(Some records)

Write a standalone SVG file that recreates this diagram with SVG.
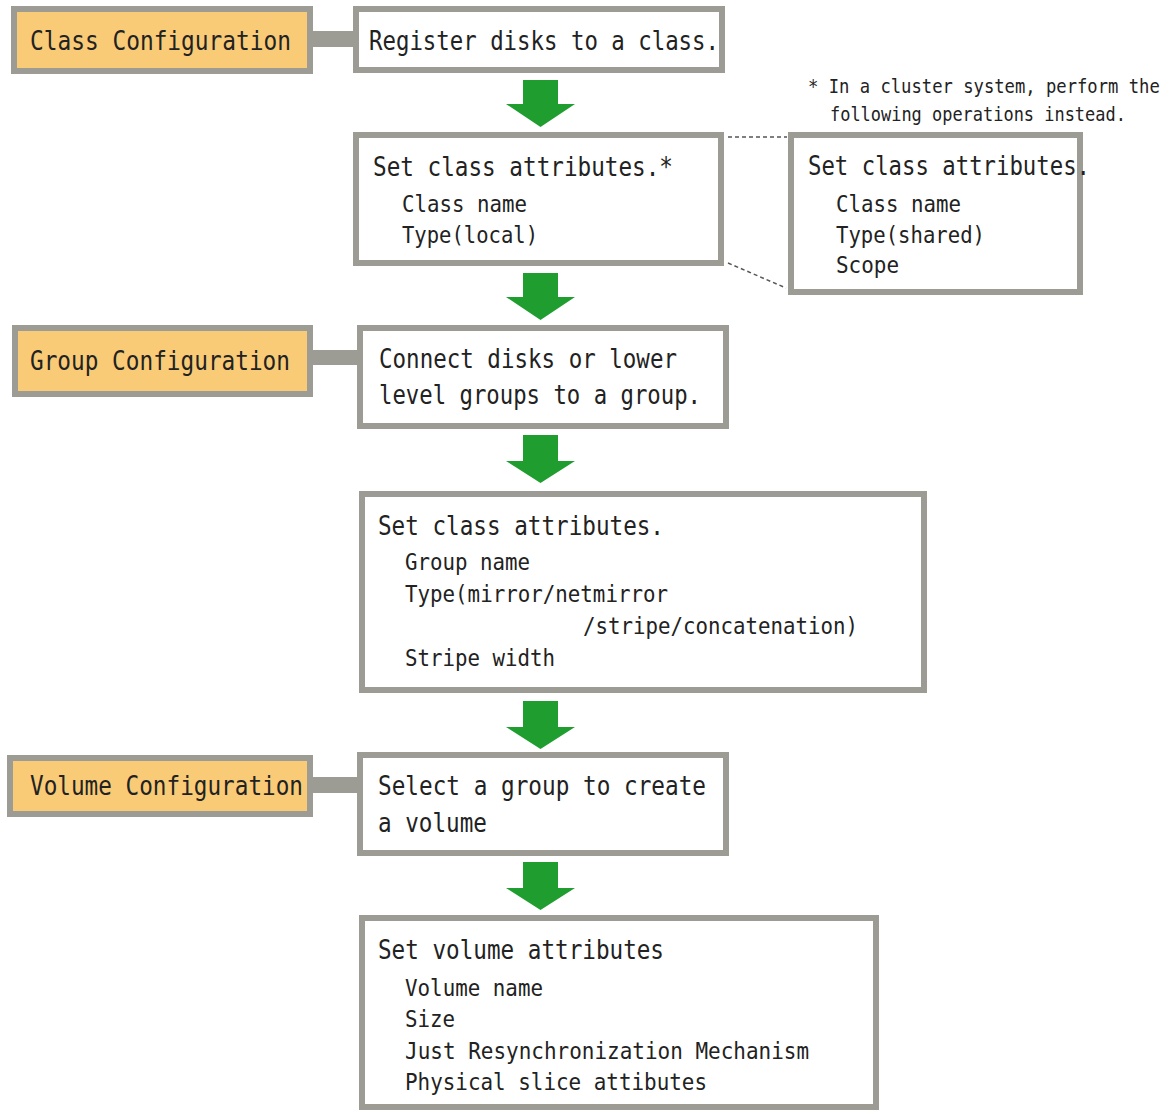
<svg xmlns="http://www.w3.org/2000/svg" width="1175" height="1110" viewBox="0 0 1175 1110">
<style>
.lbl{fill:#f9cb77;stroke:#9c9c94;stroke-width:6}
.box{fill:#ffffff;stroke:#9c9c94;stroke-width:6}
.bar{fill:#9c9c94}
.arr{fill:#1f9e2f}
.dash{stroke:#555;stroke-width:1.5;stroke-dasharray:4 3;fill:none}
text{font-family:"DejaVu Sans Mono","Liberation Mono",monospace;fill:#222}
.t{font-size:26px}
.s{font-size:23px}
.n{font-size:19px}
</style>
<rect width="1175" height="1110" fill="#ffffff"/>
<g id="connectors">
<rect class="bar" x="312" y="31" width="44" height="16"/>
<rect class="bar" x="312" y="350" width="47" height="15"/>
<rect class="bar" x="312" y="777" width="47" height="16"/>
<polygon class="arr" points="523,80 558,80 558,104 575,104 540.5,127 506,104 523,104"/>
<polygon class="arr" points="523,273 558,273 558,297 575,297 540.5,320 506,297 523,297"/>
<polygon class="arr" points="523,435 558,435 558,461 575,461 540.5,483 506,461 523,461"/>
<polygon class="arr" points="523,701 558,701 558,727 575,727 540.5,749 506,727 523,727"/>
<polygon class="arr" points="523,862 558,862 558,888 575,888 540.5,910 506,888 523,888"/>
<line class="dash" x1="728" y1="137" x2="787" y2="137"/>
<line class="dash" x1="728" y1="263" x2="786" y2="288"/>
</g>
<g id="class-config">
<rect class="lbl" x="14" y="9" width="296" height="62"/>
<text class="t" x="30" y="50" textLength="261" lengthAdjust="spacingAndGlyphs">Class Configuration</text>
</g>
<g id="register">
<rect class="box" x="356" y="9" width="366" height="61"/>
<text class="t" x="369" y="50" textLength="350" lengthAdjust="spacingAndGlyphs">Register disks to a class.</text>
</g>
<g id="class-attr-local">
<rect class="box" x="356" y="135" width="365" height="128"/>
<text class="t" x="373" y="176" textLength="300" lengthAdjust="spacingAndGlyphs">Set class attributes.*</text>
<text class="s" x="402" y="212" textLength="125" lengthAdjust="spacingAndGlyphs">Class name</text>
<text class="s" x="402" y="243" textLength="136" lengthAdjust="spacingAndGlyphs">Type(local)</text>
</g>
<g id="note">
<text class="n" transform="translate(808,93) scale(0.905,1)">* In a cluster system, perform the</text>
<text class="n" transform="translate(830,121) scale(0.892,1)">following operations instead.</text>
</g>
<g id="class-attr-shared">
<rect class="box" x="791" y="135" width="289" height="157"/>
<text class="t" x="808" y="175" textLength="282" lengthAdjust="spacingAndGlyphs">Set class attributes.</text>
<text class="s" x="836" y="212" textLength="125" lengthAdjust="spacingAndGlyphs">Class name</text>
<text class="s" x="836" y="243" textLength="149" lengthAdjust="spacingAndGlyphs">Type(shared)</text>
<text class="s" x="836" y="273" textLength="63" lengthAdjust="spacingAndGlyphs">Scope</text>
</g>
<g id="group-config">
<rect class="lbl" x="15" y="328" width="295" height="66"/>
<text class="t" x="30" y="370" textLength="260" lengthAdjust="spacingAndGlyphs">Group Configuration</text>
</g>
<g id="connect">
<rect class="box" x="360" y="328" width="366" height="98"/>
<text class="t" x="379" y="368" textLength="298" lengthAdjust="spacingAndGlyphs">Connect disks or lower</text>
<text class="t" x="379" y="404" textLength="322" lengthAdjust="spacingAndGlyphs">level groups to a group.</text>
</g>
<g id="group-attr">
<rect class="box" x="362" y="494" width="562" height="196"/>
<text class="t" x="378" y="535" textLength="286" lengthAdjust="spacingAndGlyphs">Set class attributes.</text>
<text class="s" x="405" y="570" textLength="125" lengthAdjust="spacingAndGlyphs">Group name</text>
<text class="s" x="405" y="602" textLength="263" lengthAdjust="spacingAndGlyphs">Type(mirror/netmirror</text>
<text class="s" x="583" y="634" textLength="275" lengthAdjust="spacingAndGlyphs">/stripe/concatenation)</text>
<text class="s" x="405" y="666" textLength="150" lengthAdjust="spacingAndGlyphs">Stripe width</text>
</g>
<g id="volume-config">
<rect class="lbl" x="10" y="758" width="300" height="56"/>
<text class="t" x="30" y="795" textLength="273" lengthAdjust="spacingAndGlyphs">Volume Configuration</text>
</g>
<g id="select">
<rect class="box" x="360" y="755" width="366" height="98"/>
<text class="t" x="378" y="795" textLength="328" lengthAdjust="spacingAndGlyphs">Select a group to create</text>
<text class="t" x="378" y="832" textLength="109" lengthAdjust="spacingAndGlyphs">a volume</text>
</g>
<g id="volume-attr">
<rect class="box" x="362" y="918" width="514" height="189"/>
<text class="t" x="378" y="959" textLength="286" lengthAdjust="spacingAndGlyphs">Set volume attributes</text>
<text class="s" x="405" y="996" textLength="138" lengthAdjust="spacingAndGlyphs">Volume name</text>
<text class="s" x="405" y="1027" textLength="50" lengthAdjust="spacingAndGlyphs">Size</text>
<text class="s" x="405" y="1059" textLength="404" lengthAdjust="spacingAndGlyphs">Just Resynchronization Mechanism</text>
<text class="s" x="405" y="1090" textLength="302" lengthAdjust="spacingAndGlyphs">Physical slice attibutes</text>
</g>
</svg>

...

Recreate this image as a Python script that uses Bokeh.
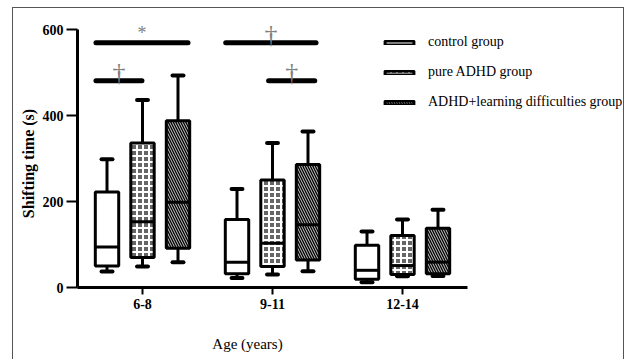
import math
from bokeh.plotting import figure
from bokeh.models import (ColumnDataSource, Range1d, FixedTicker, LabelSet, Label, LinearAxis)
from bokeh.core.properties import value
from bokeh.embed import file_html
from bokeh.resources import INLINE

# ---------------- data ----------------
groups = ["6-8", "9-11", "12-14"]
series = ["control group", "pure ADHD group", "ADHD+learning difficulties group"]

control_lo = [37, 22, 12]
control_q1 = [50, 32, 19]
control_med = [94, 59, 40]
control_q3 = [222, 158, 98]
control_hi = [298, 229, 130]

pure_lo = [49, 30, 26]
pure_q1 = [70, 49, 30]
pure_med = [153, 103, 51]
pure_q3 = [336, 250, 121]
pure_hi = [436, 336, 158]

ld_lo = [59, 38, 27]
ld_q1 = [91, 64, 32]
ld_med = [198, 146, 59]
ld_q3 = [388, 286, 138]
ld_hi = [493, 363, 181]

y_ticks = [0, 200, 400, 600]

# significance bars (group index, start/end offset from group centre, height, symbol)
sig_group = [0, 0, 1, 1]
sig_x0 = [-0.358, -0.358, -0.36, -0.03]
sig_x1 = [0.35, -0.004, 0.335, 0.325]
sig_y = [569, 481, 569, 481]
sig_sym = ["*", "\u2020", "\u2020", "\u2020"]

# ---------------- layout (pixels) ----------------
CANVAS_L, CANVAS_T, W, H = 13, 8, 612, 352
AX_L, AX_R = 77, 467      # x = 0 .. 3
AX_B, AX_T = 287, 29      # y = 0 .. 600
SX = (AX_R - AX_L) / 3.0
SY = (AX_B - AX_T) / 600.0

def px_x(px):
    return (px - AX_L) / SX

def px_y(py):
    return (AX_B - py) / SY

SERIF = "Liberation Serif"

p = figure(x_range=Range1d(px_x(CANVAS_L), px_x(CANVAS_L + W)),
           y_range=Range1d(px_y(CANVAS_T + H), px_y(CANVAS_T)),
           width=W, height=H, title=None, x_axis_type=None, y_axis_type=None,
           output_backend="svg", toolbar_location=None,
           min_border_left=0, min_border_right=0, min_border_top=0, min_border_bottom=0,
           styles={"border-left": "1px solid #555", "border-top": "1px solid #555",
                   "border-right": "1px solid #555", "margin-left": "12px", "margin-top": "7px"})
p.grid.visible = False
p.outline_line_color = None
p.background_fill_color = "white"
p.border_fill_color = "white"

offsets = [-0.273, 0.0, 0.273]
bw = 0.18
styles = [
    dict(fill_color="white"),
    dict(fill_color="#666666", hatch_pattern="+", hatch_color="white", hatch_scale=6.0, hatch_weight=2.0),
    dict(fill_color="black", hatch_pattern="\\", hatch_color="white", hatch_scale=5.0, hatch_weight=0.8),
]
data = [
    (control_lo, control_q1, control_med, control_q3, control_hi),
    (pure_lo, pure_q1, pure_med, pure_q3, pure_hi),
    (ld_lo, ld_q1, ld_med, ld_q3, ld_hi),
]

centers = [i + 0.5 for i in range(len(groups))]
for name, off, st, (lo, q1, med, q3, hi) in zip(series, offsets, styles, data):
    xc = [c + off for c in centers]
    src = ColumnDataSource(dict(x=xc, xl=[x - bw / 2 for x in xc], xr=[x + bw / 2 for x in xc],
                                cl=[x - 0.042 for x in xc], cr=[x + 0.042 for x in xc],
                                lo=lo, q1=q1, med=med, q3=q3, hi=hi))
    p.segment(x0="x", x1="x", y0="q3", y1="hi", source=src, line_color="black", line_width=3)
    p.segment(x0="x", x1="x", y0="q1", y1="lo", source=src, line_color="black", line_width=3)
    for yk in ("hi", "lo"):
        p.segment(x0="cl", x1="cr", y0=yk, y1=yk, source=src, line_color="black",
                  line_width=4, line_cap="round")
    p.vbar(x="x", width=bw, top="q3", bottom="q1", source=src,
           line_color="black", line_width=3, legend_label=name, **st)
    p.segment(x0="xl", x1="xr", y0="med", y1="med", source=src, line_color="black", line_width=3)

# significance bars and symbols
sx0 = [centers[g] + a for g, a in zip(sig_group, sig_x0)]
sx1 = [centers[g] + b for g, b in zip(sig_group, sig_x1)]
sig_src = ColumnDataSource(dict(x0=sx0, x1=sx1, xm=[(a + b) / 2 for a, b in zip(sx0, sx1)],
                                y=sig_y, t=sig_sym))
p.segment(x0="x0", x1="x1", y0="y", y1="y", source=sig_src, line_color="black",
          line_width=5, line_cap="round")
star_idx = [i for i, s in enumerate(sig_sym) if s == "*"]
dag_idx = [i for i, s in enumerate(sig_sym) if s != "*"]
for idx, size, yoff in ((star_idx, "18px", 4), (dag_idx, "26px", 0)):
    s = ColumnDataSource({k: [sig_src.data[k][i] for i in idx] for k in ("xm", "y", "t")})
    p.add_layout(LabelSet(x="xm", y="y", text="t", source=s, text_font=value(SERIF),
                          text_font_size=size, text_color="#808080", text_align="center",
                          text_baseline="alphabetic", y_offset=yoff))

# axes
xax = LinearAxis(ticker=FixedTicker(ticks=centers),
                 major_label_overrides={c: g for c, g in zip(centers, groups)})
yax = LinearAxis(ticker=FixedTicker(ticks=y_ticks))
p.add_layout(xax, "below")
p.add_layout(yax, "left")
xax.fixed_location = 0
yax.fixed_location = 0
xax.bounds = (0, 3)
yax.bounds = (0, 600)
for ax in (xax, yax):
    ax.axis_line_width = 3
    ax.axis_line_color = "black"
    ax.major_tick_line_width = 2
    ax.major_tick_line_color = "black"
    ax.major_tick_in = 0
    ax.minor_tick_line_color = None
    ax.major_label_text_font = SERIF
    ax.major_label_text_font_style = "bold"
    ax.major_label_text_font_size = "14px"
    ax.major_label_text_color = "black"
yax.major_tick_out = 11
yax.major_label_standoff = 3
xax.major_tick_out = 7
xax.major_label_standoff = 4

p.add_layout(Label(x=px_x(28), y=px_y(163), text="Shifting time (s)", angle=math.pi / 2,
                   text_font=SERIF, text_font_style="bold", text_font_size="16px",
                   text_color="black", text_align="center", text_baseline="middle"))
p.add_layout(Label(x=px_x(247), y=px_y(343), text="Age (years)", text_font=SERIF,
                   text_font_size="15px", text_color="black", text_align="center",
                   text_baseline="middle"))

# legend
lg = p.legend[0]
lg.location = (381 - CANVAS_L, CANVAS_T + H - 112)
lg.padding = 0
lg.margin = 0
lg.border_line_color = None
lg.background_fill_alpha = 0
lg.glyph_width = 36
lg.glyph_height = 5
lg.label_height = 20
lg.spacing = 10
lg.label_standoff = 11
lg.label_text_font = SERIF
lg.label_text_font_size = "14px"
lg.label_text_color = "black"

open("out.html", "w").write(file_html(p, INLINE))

==

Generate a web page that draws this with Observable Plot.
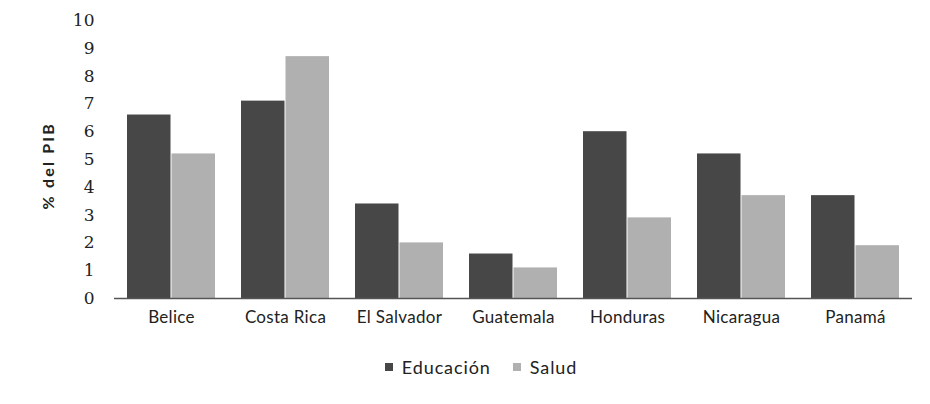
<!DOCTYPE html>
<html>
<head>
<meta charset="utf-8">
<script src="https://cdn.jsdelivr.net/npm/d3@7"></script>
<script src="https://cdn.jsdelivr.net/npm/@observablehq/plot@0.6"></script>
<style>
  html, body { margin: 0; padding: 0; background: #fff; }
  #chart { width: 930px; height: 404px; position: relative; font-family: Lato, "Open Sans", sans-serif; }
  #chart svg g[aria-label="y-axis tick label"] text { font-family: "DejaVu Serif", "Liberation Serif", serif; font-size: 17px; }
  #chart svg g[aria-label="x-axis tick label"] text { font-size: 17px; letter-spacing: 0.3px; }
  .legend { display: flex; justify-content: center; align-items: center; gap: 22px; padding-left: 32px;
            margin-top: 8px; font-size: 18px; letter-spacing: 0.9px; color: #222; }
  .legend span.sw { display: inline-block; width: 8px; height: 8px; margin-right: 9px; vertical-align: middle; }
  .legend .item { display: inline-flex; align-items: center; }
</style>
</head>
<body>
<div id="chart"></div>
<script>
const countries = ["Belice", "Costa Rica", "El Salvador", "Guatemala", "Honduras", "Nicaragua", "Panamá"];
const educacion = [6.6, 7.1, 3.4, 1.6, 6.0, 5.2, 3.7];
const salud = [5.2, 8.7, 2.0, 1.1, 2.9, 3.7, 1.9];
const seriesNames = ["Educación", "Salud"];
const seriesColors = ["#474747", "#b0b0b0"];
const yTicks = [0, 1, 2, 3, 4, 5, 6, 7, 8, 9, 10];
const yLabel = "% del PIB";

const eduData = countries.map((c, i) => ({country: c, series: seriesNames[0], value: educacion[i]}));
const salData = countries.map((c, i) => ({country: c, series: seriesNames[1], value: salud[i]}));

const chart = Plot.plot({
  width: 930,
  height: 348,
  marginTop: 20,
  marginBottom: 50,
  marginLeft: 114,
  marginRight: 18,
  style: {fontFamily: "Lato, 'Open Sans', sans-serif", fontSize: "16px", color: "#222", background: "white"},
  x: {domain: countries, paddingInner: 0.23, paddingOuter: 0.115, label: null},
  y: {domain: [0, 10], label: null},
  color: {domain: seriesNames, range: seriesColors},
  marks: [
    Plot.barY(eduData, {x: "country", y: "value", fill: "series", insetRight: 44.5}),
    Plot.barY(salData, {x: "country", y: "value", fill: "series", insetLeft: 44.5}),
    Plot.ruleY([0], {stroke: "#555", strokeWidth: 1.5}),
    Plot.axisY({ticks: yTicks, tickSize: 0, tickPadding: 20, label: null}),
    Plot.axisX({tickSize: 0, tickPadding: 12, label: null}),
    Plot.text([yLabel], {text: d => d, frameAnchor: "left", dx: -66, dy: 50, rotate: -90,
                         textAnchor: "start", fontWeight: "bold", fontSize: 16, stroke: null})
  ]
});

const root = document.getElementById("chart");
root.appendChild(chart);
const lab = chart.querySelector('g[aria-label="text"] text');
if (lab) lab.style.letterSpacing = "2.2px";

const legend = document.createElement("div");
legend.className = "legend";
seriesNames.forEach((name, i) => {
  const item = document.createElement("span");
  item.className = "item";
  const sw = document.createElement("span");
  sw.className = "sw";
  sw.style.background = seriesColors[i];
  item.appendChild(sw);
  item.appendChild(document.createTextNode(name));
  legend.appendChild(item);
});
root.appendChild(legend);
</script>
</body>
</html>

• _Requirements_
Pictures in the material above should be skipped; print exactly the lines from the one with "Recreate this image" through the one with "from bokeh.resources import INLINE".

• _Task result_
Recreate this image as a Python script that uses Bokeh.
import math
from bokeh.plotting import figure
from bokeh.models import (ColumnDataSource, Range1d, FixedTicker, LabelSet, Label, LinearAxis)
from bokeh.core.properties import value
from bokeh.embed import file_html
from bokeh.resources import INLINE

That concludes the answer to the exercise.